Ryan Kamada, the former Weld District Court judge who pleaded guilty earlier this year to a federal felony charge for obstructing an investigation into a local drug trafficking ring, was disbarred this week by the Office of Attorney Regulation Counsel for the Colorado Supreme Court.

Documents from the office’s proceedings show Kamada’s misconduct was not limited to his leaking details about the 2019 investigation to a friend who was involved. Kamada was appointed as a Weld County magistrate in May 2015. During that time, he maintained long-running text message chains with his friends, according to court documents.

Ryan Kamada, after taking the bench
in 2015 as a Weld County magistrate.
(Greeley Tribune file photo)
Kamada in late 2016 and early 2017 bought marijuana from a longtime friend, the documents state. The friend referenced in the documents appears to be Geoffrey Chacon, to whom Kamada leaked information about the 2019 investigation. Chacon shared information with others involved in the trafficking, helping investigators trace the source of the leak back to Kamada.


In September 2016, Chacon asked Kamada to look up information about someone. Kamada responded to the man in question “wasn’t convicted of the sex assault but he was on other charges and ended up in (expletive) prison man.” The text went on to say the man in question was having sexual relations with a minor and giving her cocaine. 

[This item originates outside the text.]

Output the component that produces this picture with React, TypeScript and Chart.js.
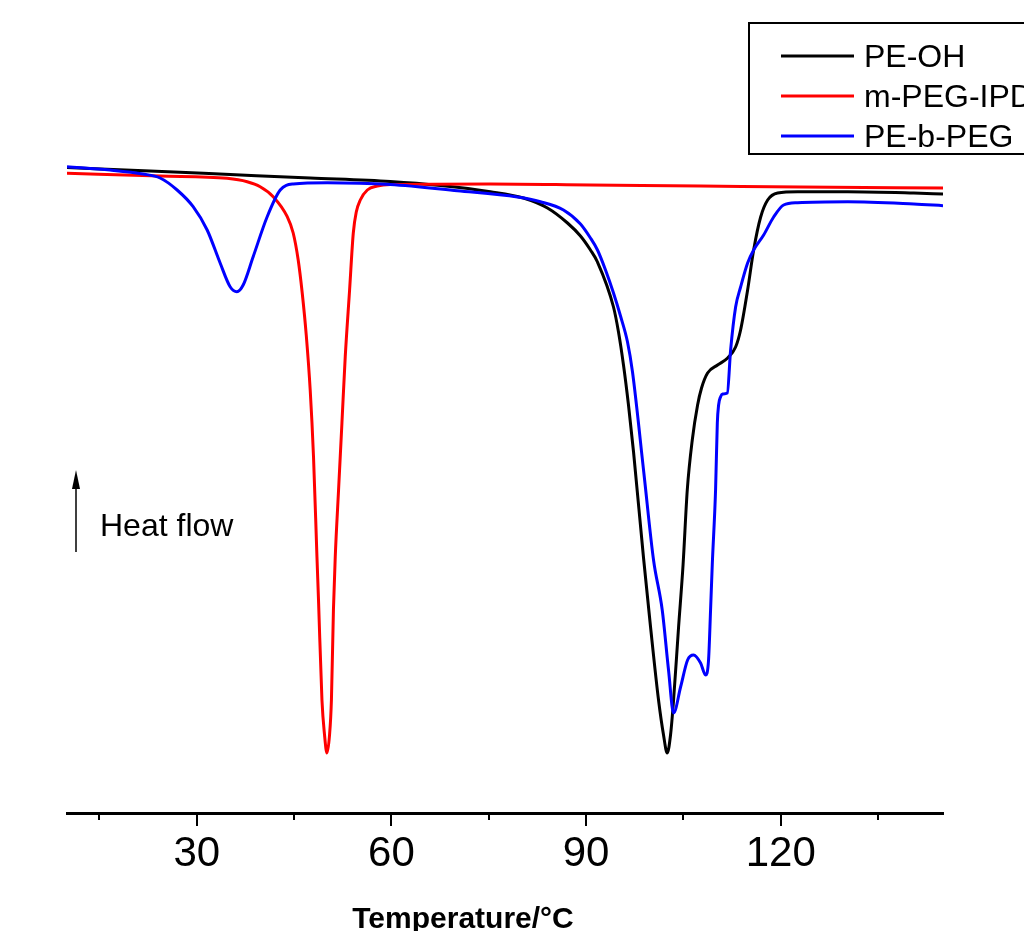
import React, { useEffect, useRef } from 'react';
import { Chart, registerables } from 'chart.js';

Chart.register(...registerables);

const FONT = '"Liberation Sans", Arial, Helvetica, sans-serif';

const seriesLabels = ['PE-OH', 'm-PEG-IPDI', 'PE-b-PEG'];
const seriesColors = ['#000000', '#ff0000', '#0000ff'];

// PE-OH
const peOhTemp = [10.0, 22.8, 35.14, 47.48, 59.82, 67.54, 75.25, 80.34, 84.04, 87.13, 89.13, 90.67, 91.75, 94.22, 94.99, 95.76, 96.53, 97.31, 98.85, 99.93, 101.16, 101.93, 102.5, 103.01, 103.48, 104.25, 104.94, 105.59, 106.36, 107.18, 107.79, 108.72, 110.26, 111.81, 113.04, 113.81, 114.89, 115.82, 116.9, 117.98, 119.52, 122.6, 130.32, 140.5, 145.0];
const peOhFlow = [64.55, 64.2, 63.85, 63.5, 63.15, 62.75, 62.13, 61.5, 60.5, 59.0, 57.7, 56.3, 55.1, 50.6, 48.1, 44.8, 40.8, 36.1, 25.5, 18.6, 11.3, 7.8, 6.0, 7.8, 11.3, 18.6, 24.8, 32.3, 37.3, 40.8, 42.5, 44.0, 44.8, 45.5, 46.6, 48.3, 52.3, 56.3, 59.6, 61.3, 62.0, 62.13, 62.13, 62.0, 61.9];

// m-PEG-IPDI
const mPegTemp = [10.0, 24.35, 34.68, 37.77, 39.77, 41.78, 43.94, 44.86, 45.63, 46.25, 46.87, 47.48, 47.99, 48.52, 48.76, 49.29, 49.69, 50.06, 50.46, 50.75, 51.06, 51.34, 51.85, 52.37, 52.88, 53.55, 54.12, 54.58, 55.2, 56.28, 57.82, 59.82, 75.25, 90.67, 107.64, 123.07, 145.0];
const mPegFlow = [63.97, 63.7, 63.47, 63.13, 62.63, 61.63, 59.63, 58.0, 55.3, 52.0, 47.8, 42.3, 35.63, 25.63, 21.3, 11.3, 7.8, 6.0, 7.8, 11.3, 20.3, 25.63, 32.3, 39.0, 45.63, 52.3, 58.0, 60.1, 61.3, 62.3, 62.7, 62.85, 62.9, 62.8, 62.7, 62.6, 62.5];

// PE-b-PEG
const peBPegTemp = [10.0, 16.63, 21.72, 24.35, 26.97, 29.44, 31.6, 33.6, 35.14, 36.18, 37.15, 38.69, 40.85, 42.86, 44.86, 50.11, 59.82, 70.16, 79.41, 82.96, 86.51, 89.13, 90.67, 91.75, 92.99, 94.22, 95.3, 96.38, 97.15, 98.9, 100.39, 101.73, 102.7, 103.48, 104.56, 105.64, 106.56, 107.64, 108.41, 108.87, 109.18, 109.44, 109.95, 110.22, 110.42, 110.73, 111.03, 111.76, 112.27, 113.04, 113.81, 114.89, 115.82, 117.36, 118.9, 120.44, 122.6, 130.32, 140.5, 145.0];
const peBPegFlow = [64.63, 64.3, 63.9, 63.5, 62.3, 60.63, 58.3, 55.0, 52.63, 52.13, 52.8, 55.63, 59.63, 62.3, 62.9, 63.03, 62.85, 62.23, 61.6, 61.13, 60.3, 58.9, 57.5, 56.3, 54.3, 52.0, 49.7, 47.1, 44.1, 34.0, 25.3, 20.3, 14.3, 10.0, 12.6, 15.3, 15.8, 15.0, 13.8, 15.3, 20.3, 24.8, 32.3, 39.0, 40.8, 41.63, 41.9, 42.0, 46.3, 50.6, 52.6, 55.0, 56.3, 57.8, 59.6, 60.8, 61.03, 61.13, 60.9, 60.73];

const xMin = 10;
const xMax = 145;
const yMin = 0;
const yMax = 80;
const majorTicks = [30, 60, 90, 120];
const minorTicks = [15, 45, 75, 105, 135];
const xTitle = 'Temperature/°C';
const heatFlowNote = 'Heat flow';

function toPoints(t: number[], h: number[]) {
  return t.map((x, i) => ({ x, y: h[i] }));
}

const overlayPlugin = {
  id: 'overlayPlugin',
  afterDraw(chart: any) {
    const ctx = chart.ctx as CanvasRenderingContext2D;
    ctx.save();
    // legend box
    ctx.strokeStyle = '#000';
    ctx.lineWidth = 2;
    ctx.strokeRect(749, 23, 320, 131);
    chart.data.datasets.forEach((ds: any, i: number) => {
      const y = 56 + i * 40;
      ctx.beginPath();
      ctx.moveTo(781, y);
      ctx.lineTo(854, y);
      ctx.strokeStyle = ds.borderColor;
      ctx.lineWidth = 3;
      ctx.stroke();
      ctx.fillStyle = '#000';
      ctx.font = `32px ${FONT}`;
      ctx.textAlign = 'left';
      ctx.textBaseline = 'alphabetic';
      ctx.fillText(ds.label, 864, y + 11);
    });
    // heat flow arrow
    ctx.strokeStyle = '#000';
    ctx.lineWidth = 1.5;
    ctx.beginPath();
    ctx.moveTo(76, 552);
    ctx.lineTo(76, 485);
    ctx.stroke();
    ctx.fillStyle = '#000';
    ctx.beginPath();
    ctx.moveTo(76, 470);
    ctx.lineTo(72, 489);
    ctx.lineTo(80, 489);
    ctx.closePath();
    ctx.fill();
    ctx.font = `32px ${FONT}`;
    ctx.textAlign = 'left';
    ctx.textBaseline = 'alphabetic';
    ctx.fillText(heatFlowNote, 100, 536);
    // x axis title
    ctx.font = `bold 30px ${FONT}`;
    ctx.textAlign = 'center';
    ctx.fillText(xTitle, 463, 928);
    ctx.restore();
  },
};

export default function App() {
  const canvasRef = useRef<HTMLCanvasElement | null>(null);

  useEffect(() => {
    document.body.style.margin = '0';
    document.body.style.overflow = 'hidden';
    const canvas = canvasRef.current;
    if (!canvas) return;
    const series = [
      toPoints(peOhTemp, peOhFlow),
      toPoints(mPegTemp, mPegFlow),
      toPoints(peBPegTemp, peBPegFlow),
    ];
    const chart = new Chart(canvas, {
      type: 'line',
      data: {
        datasets: series.map((pts, i) => ({
          label: seriesLabels[i],
          data: pts,
          borderColor: seriesColors[i],
          backgroundColor: seriesColors[i],
          borderWidth: 3,
          pointRadius: 0,
          fill: false,
          cubicInterpolationMode: 'monotone' as const,
          order: 2 - i,
        })),
      },
      options: {
        animation: false,
        responsive: false,
        devicePixelRatio: 1,
        layout: { padding: { left: 67, right: 81, top: 13, bottom: 0 } },
        plugins: {
          legend: { display: false },
          tooltip: { enabled: false },
          title: { display: false },
        },
        scales: {
          x: {
            type: 'linear',
            min: xMin,
            max: xMax,
            position: 'bottom',
            weight: 0,
            afterBuildTicks: (scale: any) => {
              scale.ticks = majorTicks.map((v) => ({ value: v }));
            },
            afterFit: (scale: any) => {
              scale.height = 118;
            },
            grid: {
              display: true,
              drawOnChartArea: false,
              drawTicks: true,
              tickLength: 13,
              color: '#000',
              lineWidth: 2,
            },
            border: { display: true, color: '#000', width: 3 },
            ticks: {
              color: '#000',
              font: { family: FONT, size: 42 },
              padding: 3,
              maxRotation: 0,
              autoSkip: false,
            },
          },
          xMinor: {
            type: 'linear',
            min: xMin,
            max: xMax,
            position: 'bottom',
            weight: -1,
            afterBuildTicks: (scale: any) => {
              scale.ticks = minorTicks.map((v) => ({ value: v }));
            },
            afterFit: (scale: any) => {
              scale.height = 0;
            },
            grid: {
              display: true,
              drawOnChartArea: false,
              drawTicks: true,
              tickLength: 7,
              color: '#000',
              lineWidth: 2,
            },
            border: { display: false },
            ticks: { display: false },
          },
          y: {
            type: 'linear',
            display: false,
            min: yMin,
            max: yMax,
          },
        },
      },
      plugins: [overlayPlugin],
    } as any);
    return () => chart.destroy();
  }, []);

  return (
    <div style={{ width: 1024, height: 931, position: 'relative' }}>
      <canvas ref={canvasRef} width={1024} height={931} style={{ display: 'block' }} />
    </div>
  );
}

“Don’t say anything man,” Kamada wrote.

In December 2016, Kamada referred to a former client by name in a group chat with his friends, saying he did her custody proceedings.

“If that kid lives I’ll be shocked,” he wrote.

In March 2018, Kamada discussed a pending dependency and neglect case in the group chat. A friend asked whether the parent involved had a warrant, and Kamada said he didn’t find one but he hadn’t checked hard, according to court documents.

The next day, that same friend sent a group chat a photo of two children who were reported missing. Kamada went on to talk about details of the family, including that the mother was found overdosed.
 
“When we get those kids back I’m gonna let that (expletive) have it,” he wrote. “That (expletive) is gonna get forced sobriety. AKA jail.”
 
Kamada also thrice sent a group of friends photos depicting his desk and case management screen, which showed case numbers, litigants’ names, events and document titles. In November 2018, he repeatedly used profanities in the group text to refer to a lawyer who had a dependency and neglect case before him, a case for which that lawyer apparently wasn’t prepared.

On Jan. 8, 2019, then-Gov. John Hickenlooper appointed Kamada to succeed Elizabeth Strobel as Weld District Court judge. That same month, Chacon asked about someone taken into custody by the Federal Bureau of Investigation. Kamada tried looking up the case, but could not find it. He surmised it was a federal case, according to court documents.

Also that month, Kamada presided over a divorce proceeding and sent a photo of the first page of the decree of dissolution to his friends. Kamada said he was “going to grant this today so she is free game tomorrow night,” court documents state.

Kamada also told a friend he had the friend’s brother-in-law in court, including a photo of a party involved in a custody battle. The photo was not the friend’s brother-in-law. Still that same month, Kamada sent the group a photo of a father and a child, saying, “check out the dad in my trial today.”

Finally, court documents noted Kamada’s leak about the 2019 drug trafficking investigation involving Alberto “Beto” Loya. Loya was sentenced in June to serve 10 years in prison after pleading guilty to conspiracy to possess with the intent to distribute a controlled substance, a Class 1 drug felony, and conspiracy to money launder, a Class 4 felony. He originally faced 21 charges but made a plea agreement with prosecutors.

Kamada resigned from the district court judge position a day before Greeley police announced Loya’s indictment and the arrest of some of his associates. A few days later, he formed Kamada Law, LLC, in Windsor. He took a job the following month with Burnham Law. In March, according to Kamada’s LinkedIn profile, he left Burnham Law for Kamada Law.

Kamada signed an agreement consenting to disbarment and accepting the facts laid out in the court documents. The agreement requires that he pay $224 to the Colorado Supreme Court Attorney Regulation Offices for costs incurred in the case.

Kamada is free on bond until his sentencing 2 p.m. Dec. 4. Court records indicate he likely faces 12-18 months of imprisonment and no fines. He faces at least one year of supervised release and no more than three years.